A push to publish more negative findings has led to studies like these emerging to question long-held views, says Tristram Wyatt, a pheromone researcher at the University of Oxford in the United Kingdom who was not involved with the work. “It’s an Emperor’s New Clothes kind of moment.”
Yet Wen Zhou, a behavioral psychologist at the Chinese Academy of Sciences in Beijing, contends that AND and EST may well be human pheromones. “My major concern with the experiments in this study is that they were not rigorously designed and conducted,” she wrote in an email to Science. Zhou, who in 2014 published a study finding that AND and EST do indeed influence whether participants judge walking dot figures with “genderless gaits” to be men or women, doubts the faces used were truly “gender neutral.” She’s also concerned that tape used to affix steroid-soaked cotton balls to participants’ faces may have covered up the chemicals.
Martha McClintock, a behavioral neuroscientist at the University of Chicago in Illinois who is widely credited with (and sometimes criticized for) elevating AND and EST to pheromone fame, along with the heavily contested idea that women living together will sync their menstrual cycles, says the findings only really negate an overly simplified view of AND and EST having an almost mystical ability to attract partners. She still thinks the compounds can affect behavior—just in a much more nuanced way than most people think. Her most recent research, for example, has examined how inhaling AND, perhaps from another person’s sweat, might influence someone’s emotions. “There’s no doubt that this compound, even in tiny amounts, affects how the brain functions,” she says.
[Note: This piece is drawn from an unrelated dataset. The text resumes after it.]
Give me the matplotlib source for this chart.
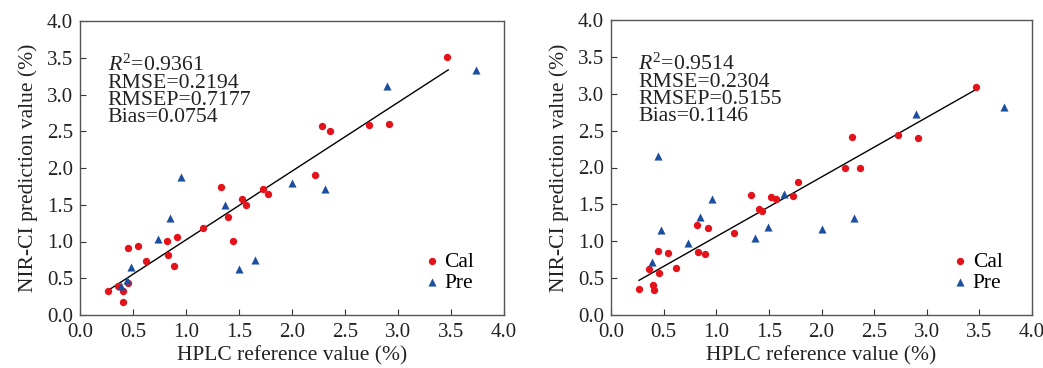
import numpy as np
import matplotlib
matplotlib.use('Agg')
import matplotlib.pyplot as plt

plt.rcParams['font.family'] = ['Liberation Serif', 'DejaVu Serif']
plt.rcParams['mathtext.fontset'] = 'custom'
plt.rcParams['mathtext.it'] = 'Liberation Serif:italic'
plt.rcParams['mathtext.rm'] = 'Liberation Serif'

# Левая панель: калибровка (Cal) и проверка (Pre)
cal_x_1 = [0.265, 0.356, 0.403, 0.403, 0.457, 0.45, 0.545, 0.62, 0.82, 0.83, 0.917, 0.89, 1.165,
           1.33, 1.40, 1.44, 1.528, 1.565, 1.726, 1.773, 2.22, 2.287, 2.36, 2.727, 2.917, 3.465]
cal_y_1 = [0.33, 0.40, 0.32, 0.18, 0.44, 0.91, 0.94, 0.73, 1.01, 0.82, 1.06, 0.66, 1.18,
           1.74, 1.33, 1.01, 1.58, 1.50, 1.71, 1.64, 1.905, 2.57, 2.50, 2.58, 2.60, 3.51]
pre_x_1 = [0.384, 0.444, 0.479, 0.734, 0.847, 0.957, 1.367, 1.496, 1.65, 2.003, 2.31, 2.898, 3.735]
pre_y_1 = [0.40, 0.475, 0.65, 1.03, 1.32, 1.88, 1.49, 0.63, 0.755, 1.79, 1.72, 3.12, 3.34]
fit_x_1 = [0.265, 3.474]
fit_y_1 = [0.335, 3.335]
stats_1 = ['0.9361', '0.2194', '0.7177', '0.0754']

# Правая панель
cal_x_2 = [0.263, 0.361, 0.402, 0.405, 0.45, 0.459, 0.545, 0.62, 0.82, 0.823, 0.893, 0.918, 1.169,
           1.33, 1.403, 1.438, 1.523, 1.565, 1.726, 1.774, 2.223, 2.29, 2.363, 2.727, 2.92, 3.468]
cal_y_2 = [0.357, 0.624, 0.407, 0.343, 0.868, 0.565, 0.845, 0.642, 1.22, 0.859, 0.832, 1.184, 1.107,
           1.623, 1.433, 1.415, 1.60, 1.568, 1.609, 1.80, 1.998, 2.414, 1.993, 2.441, 2.405, 3.096]
pre_x_2 = [0.39, 0.443, 0.478, 0.732, 0.849, 0.956, 1.365, 1.495, 1.647, 2.002, 2.312, 2.898, 3.737]
pre_y_2 = [0.723, 2.151, 1.153, 0.981, 1.324, 1.568, 1.044, 1.198, 1.636, 1.166, 1.315, 2.721, 2.825]
fit_x_2 = [0.266, 3.471]
fit_y_2 = [0.47, 3.06]
stats_2 = ['0.9514', '0.2304', '0.5155', '0.1146']

ticks = np.arange(0, 4.01, 0.5)
red = '#e3121b'
blue = '#1c4f9e'

fig = plt.figure(figsize=(10.43, 3.68), dpi=100)
ax1 = fig.add_axes([80 / 1043, 1 - 315 / 368, 424 / 1043, 294 / 368])
ax2 = fig.add_axes([611 / 1043, 1 - 315 / 368, 421 / 1043, 295 / 368])

panels = [(ax1, cal_x_1, cal_y_1, pre_x_1, pre_y_1, fit_x_1, fit_y_1, stats_1),
          (ax2, cal_x_2, cal_y_2, pre_x_2, pre_y_2, fit_x_2, fit_y_2, stats_2)]

for ax, cx, cy, px, py, fx, fy, st in panels:
    ax.plot(fx, fy, color='black', linewidth=1.0, zorder=2)
    ax.scatter(cx, cy, s=28, marker='o', color=red, label='Cal', zorder=3, linewidths=0)
    ax.scatter(px, py, s=34, marker='^', color=blue, label='Pre', zorder=3, linewidths=0)
    ax.set_xlim(0, 4)
    ax.set_ylim(0, 4)
    ax.set_xticks(ticks)
    ax.set_yticks(ticks)
    ax.set_xticklabels(['%.1f' % t for t in ticks])
    ax.set_yticklabels(['%.1f' % t for t in ticks])
    ax.tick_params(direction='in', length=4, width=0.8, labelsize=15, colors='#333333',
                   labelcolor='#222222')
    ax.tick_params(axis='x', pad=6)
    ax.tick_params(axis='y', pad=5)
    for sp in ax.spines.values():
        sp.set_color('#555555')
        sp.set_linewidth(1.0)
    ax.set_xlabel('HPLC reference value (%)', fontsize=15.5, color='#222222', labelpad=3)
    ax.set_ylabel('NIR-CI prediction value (%)', fontsize=15.5, color='#222222', labelpad=6)
    txt = ('$R^2$=' + st[0] + '\nRMSE=' + st[1] + '\nRMSEP=' + st[2] + '\nBias=' + st[3])
    ax.text(0.065, 0.885, txt, transform=ax.transAxes, fontsize=15.7, va='top', ha='left',
            linespacing=0.86, color='#222222')
    ax.legend(loc='lower right', frameon=False, fontsize=15.5, handletextpad=0.1,
              handlelength=1.0, labelspacing=0.05, borderpad=0, borderaxespad=0,
              bbox_to_anchor=(0.93, 0.075))

fig.savefig('out.png', dpi=100)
Wyatt, who is convinced the new work is solid, hopes that investigators will now re-evaluate how they search for human pheromones. Studies focused on sex and attraction are exploring a complicated realm, he says, as human sexual behavior is not well understood. Instead, he argues, scientists should examine babies, who have not developed confounding associations with smells, but seem to respond to pheromonelike substances from any mother’s areola gland secretions, which cause them to stick out their tongue and suckle.